> _Data provided_
((

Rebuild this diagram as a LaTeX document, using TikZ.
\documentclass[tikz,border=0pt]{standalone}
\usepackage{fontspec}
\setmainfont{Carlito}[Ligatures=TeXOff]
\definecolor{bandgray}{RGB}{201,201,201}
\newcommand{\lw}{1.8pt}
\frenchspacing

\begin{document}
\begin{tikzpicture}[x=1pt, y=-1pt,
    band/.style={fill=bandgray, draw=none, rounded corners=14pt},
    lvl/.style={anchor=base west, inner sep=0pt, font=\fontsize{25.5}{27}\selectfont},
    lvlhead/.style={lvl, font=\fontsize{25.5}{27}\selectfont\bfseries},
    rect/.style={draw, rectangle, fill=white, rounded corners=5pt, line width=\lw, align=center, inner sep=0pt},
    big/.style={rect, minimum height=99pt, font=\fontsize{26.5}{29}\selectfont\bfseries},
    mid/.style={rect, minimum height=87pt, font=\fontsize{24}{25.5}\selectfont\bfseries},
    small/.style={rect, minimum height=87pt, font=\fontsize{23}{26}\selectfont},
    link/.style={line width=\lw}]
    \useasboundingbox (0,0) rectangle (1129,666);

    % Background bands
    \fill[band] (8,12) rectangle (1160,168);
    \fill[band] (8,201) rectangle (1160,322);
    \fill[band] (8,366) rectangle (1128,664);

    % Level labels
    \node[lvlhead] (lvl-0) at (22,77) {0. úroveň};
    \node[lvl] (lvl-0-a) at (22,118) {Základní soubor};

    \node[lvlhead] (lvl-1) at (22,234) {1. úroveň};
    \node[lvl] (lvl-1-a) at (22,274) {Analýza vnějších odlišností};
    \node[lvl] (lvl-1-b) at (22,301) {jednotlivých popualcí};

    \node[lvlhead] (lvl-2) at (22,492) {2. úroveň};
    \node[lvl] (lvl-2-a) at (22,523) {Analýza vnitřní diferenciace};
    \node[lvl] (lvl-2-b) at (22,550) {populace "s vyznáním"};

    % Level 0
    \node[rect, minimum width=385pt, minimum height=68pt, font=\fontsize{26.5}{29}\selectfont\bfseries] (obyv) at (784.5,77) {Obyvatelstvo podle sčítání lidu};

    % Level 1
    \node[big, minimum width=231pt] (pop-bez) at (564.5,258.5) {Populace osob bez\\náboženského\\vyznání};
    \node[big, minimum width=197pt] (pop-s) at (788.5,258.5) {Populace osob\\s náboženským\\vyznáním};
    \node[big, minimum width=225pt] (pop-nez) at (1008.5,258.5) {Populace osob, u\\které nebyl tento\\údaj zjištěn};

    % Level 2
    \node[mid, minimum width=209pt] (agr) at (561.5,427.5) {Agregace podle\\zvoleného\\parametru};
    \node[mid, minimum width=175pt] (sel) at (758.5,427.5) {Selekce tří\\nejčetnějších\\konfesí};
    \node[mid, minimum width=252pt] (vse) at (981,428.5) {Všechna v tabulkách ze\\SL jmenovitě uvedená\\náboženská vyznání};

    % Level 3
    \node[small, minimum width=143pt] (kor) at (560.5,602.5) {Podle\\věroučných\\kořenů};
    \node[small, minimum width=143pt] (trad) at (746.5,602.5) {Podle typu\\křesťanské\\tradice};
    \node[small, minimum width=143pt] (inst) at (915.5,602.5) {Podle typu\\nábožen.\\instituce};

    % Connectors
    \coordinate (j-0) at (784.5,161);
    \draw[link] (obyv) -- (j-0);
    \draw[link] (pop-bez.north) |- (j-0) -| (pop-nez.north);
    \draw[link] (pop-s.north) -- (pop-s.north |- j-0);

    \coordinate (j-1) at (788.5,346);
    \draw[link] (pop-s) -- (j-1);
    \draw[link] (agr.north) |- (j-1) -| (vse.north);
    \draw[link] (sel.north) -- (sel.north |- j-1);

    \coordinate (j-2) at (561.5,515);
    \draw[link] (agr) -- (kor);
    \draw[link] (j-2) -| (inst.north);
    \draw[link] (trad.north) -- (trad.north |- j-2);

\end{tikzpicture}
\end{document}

))
((

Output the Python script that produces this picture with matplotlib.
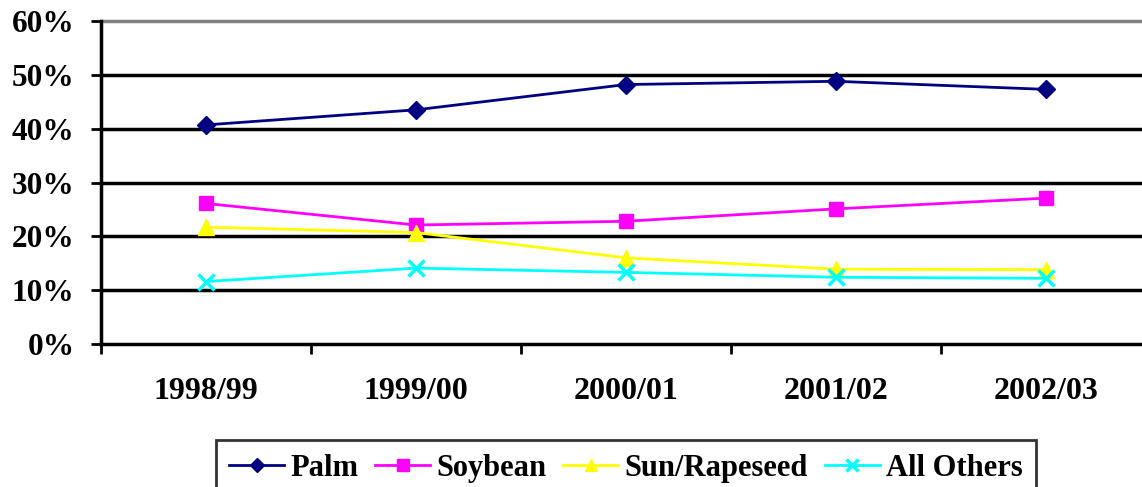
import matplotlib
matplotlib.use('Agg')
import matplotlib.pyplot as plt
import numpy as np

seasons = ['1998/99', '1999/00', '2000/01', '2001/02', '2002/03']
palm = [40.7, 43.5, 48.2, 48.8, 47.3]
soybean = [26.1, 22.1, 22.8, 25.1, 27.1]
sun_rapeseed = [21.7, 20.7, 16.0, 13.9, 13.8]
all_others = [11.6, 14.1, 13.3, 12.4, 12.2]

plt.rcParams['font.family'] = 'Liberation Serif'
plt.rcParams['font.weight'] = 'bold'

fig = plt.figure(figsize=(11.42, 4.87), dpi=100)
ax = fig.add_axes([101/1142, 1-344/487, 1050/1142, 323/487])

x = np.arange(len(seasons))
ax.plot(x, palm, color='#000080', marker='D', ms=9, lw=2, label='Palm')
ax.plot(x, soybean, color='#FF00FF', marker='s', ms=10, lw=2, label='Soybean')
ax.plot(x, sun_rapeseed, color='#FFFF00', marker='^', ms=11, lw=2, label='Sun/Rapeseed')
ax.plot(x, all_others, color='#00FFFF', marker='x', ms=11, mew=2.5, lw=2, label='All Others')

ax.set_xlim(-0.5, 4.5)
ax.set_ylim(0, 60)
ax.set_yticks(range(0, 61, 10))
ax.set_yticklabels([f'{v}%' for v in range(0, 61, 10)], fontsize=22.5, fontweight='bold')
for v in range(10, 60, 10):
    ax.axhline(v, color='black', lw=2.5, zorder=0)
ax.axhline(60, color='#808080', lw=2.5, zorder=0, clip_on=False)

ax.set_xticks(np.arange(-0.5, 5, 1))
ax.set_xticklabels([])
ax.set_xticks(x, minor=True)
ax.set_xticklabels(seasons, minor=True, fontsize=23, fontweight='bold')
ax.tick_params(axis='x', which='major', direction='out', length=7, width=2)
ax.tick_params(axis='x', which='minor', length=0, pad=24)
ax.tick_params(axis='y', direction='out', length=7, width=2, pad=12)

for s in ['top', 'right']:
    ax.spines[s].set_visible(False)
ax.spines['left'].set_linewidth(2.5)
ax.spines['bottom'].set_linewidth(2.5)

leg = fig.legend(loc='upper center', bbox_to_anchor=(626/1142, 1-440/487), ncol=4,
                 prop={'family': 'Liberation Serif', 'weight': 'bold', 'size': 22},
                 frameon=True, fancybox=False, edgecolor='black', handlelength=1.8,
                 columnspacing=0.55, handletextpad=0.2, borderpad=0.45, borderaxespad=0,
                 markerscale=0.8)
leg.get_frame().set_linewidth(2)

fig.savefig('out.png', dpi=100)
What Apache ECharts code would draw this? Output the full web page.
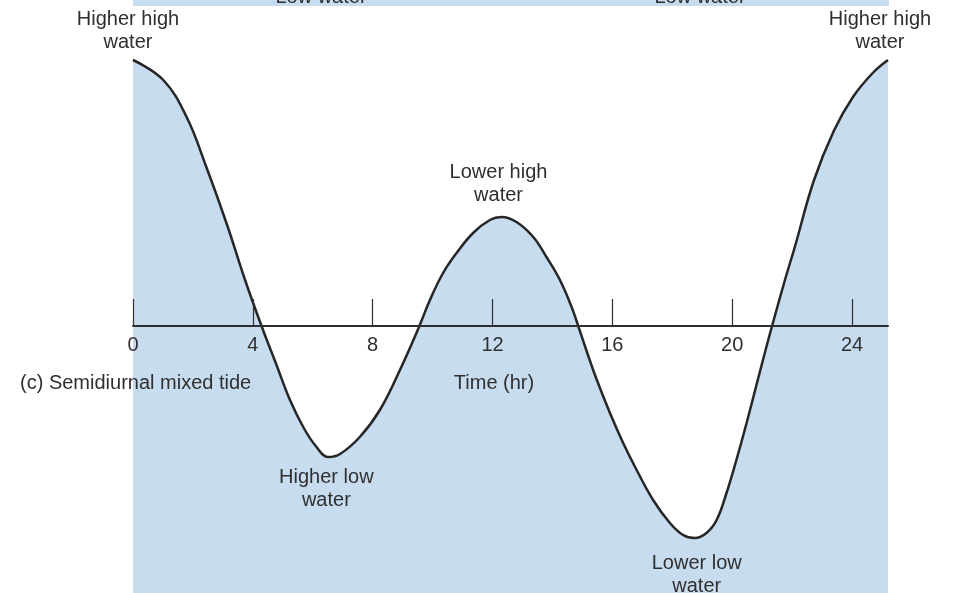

))

> _Exercise aim_
Where a line in the material above holds "draw", copy that line.

> _Exercise result_
    band/.style={fill=bandgray, draw=none, rounded corners=14pt},
    rect/.style={draw, rectangle, fill=white, rounded corners=5pt, line width=\lw, align=center, inner sep=0pt},
    \draw[link] (obyv) -- (j-0);
    \draw[link] (pop-bez.north) |- (j-0) -| (pop-nez.north);
    \draw[link] (pop-s.north) -- (pop-s.north |- j-0);
    \draw[link] (pop-s) -- (j-1);
    \draw[link] (agr.north) |- (j-1) -| (vse.north);
    \draw[link] (sel.north) -- (sel.north |- j-1);
    \draw[link] (agr) -- (kor);
    \draw[link] (j-2) -| (inst.north);
    \draw[link] (trad.north) -- (trad.north |- j-2);
What Apache ECharts code would draw this? Output the full web page.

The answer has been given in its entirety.